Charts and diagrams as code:
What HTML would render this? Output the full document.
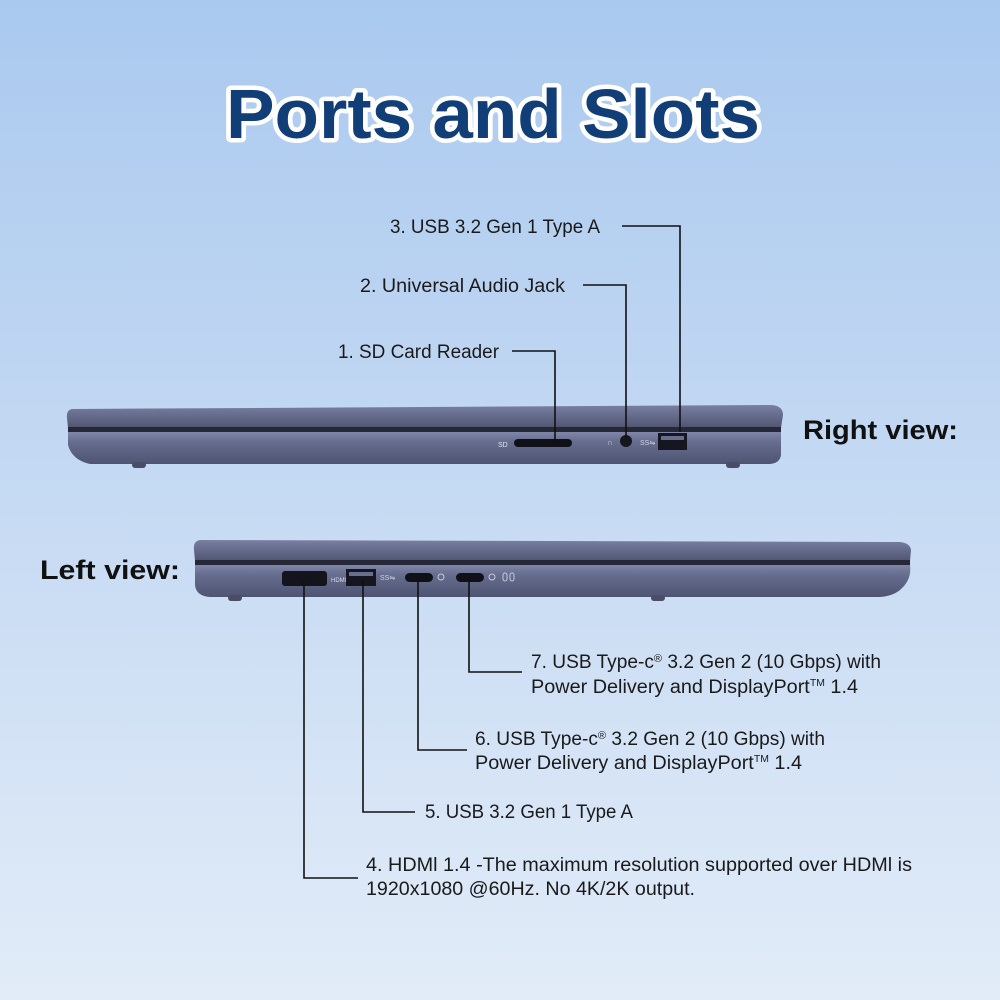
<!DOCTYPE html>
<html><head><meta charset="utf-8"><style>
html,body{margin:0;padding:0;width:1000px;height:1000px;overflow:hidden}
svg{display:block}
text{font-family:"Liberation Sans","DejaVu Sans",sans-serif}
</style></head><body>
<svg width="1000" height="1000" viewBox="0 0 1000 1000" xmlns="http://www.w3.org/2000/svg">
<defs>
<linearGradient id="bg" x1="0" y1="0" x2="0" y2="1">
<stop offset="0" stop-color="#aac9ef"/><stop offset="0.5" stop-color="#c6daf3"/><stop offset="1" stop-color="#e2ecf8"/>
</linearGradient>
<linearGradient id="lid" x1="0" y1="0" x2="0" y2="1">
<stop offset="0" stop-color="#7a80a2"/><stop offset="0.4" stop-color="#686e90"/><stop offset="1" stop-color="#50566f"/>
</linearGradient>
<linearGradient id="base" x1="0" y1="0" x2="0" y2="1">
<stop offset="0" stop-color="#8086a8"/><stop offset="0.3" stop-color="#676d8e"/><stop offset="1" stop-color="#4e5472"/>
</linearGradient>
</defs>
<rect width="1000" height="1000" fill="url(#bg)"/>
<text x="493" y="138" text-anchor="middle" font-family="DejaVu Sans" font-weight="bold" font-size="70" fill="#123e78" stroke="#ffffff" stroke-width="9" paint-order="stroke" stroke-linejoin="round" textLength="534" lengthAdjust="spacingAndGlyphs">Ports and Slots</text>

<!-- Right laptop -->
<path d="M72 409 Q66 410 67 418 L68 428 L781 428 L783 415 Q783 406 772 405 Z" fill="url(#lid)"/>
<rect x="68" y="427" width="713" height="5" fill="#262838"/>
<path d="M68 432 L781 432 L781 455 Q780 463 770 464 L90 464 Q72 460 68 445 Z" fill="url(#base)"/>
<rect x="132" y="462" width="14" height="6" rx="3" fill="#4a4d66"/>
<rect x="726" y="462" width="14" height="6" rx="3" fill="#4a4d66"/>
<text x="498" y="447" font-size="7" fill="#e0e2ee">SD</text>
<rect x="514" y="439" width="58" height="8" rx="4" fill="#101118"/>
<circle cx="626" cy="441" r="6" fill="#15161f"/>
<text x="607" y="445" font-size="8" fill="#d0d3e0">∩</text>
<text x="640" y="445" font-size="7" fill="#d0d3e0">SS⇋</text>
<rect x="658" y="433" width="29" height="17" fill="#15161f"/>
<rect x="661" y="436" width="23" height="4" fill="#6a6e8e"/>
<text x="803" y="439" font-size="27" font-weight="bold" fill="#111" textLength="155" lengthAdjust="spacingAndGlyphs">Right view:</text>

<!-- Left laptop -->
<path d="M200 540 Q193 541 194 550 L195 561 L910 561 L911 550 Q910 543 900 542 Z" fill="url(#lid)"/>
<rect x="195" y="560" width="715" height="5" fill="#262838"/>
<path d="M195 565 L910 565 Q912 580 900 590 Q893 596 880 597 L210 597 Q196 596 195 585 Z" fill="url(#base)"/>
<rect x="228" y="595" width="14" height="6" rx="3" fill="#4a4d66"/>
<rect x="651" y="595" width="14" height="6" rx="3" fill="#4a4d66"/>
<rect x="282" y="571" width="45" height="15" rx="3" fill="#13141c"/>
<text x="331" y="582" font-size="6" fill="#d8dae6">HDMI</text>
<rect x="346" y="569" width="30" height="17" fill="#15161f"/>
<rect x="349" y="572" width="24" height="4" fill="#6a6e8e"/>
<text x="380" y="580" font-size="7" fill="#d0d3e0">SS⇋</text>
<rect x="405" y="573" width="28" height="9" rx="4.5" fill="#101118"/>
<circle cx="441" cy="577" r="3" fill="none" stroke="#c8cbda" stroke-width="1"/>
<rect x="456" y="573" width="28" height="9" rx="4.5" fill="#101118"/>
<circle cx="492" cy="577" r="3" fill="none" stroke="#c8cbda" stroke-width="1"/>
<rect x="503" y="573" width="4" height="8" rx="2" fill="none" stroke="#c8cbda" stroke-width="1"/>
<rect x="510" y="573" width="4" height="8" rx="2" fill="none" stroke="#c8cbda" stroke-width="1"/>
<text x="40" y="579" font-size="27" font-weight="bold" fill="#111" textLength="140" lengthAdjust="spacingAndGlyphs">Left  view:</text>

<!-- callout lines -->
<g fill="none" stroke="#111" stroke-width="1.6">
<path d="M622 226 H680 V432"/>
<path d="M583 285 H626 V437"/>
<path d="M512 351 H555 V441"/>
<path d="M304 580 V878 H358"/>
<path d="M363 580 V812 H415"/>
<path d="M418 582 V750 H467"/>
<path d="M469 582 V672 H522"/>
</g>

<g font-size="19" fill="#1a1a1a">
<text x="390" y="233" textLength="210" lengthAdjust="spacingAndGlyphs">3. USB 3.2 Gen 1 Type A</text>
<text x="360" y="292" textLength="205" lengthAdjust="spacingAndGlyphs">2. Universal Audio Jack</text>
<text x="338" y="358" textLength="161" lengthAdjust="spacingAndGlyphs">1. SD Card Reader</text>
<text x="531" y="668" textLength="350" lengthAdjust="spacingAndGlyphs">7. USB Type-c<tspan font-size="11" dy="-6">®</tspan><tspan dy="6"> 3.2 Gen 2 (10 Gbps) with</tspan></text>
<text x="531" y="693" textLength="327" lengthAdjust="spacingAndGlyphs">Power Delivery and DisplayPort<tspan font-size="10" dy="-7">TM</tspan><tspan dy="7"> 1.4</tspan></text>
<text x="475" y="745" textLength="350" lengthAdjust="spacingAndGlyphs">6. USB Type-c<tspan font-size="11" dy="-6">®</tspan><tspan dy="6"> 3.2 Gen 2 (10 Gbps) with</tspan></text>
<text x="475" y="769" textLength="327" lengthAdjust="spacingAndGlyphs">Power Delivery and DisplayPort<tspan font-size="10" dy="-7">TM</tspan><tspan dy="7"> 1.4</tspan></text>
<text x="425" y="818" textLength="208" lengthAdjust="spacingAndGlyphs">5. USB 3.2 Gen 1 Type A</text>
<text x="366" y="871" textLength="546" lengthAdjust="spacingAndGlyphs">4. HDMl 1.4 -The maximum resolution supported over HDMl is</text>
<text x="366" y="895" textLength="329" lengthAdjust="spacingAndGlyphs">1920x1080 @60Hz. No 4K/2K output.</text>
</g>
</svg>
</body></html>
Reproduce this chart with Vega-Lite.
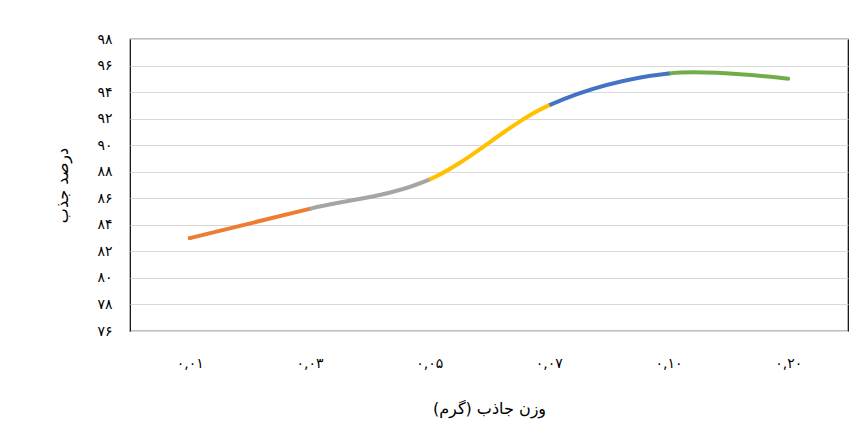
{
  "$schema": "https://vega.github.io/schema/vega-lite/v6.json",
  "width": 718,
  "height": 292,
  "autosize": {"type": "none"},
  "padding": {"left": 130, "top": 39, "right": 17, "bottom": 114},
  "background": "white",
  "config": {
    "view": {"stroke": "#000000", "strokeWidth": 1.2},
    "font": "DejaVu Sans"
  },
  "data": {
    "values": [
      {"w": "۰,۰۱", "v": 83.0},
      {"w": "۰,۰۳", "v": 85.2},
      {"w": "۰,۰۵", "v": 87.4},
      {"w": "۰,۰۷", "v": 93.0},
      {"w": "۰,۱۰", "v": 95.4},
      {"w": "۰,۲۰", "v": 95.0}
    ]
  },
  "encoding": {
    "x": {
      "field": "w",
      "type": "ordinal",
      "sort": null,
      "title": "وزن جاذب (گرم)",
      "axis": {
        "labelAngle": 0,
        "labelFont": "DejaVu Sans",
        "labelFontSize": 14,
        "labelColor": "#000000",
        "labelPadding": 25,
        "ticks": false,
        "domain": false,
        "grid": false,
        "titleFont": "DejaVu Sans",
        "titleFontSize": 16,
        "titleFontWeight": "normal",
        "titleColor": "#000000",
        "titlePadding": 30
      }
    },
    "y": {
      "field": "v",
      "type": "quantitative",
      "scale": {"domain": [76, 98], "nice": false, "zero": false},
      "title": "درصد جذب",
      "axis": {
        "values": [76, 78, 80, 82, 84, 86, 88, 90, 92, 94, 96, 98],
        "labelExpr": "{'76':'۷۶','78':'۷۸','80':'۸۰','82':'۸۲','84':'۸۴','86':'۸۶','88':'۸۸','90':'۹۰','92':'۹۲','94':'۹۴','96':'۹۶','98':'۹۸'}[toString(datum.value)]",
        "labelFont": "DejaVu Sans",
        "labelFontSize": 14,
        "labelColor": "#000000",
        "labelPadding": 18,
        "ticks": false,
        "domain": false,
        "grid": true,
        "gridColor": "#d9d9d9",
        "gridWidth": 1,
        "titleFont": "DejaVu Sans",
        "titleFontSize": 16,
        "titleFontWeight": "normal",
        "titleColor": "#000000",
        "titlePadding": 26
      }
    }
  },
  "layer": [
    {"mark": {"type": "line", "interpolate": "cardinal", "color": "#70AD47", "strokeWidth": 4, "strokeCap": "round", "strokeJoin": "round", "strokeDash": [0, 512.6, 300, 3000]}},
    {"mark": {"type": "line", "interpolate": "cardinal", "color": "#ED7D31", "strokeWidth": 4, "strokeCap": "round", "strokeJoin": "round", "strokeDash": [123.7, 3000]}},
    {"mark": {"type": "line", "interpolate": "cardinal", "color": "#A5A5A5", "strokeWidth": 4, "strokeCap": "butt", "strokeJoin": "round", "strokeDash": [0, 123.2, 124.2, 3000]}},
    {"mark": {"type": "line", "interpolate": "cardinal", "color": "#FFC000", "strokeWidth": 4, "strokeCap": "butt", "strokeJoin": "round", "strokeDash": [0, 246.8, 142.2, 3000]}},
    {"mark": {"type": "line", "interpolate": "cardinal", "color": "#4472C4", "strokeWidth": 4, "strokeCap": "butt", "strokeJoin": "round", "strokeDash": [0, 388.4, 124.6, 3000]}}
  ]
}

▶ _TASK OBJECTIVE_: Scan the material line by line and report each one that contains "with".

▶ _SOLUTION FOR THIS TASK_:
<text x="531" y="668" textLength="350" lengthAdjust="spacingAndGlyphs">7. USB Type-c<tspan font-size="11" dy="-6">®</tspan><tspan dy="6"> 3.2 Gen 2 (10 Gbps) with</tspan></text>
<text x="475" y="745" textLength="350" lengthAdjust="spacingAndGlyphs">6. USB Type-c<tspan font-size="11" dy="-6">®</tspan><tspan dy="6"> 3.2 Gen 2 (10 Gbps) with</tspan></text>
Reproduce this chart with Vega-Lite.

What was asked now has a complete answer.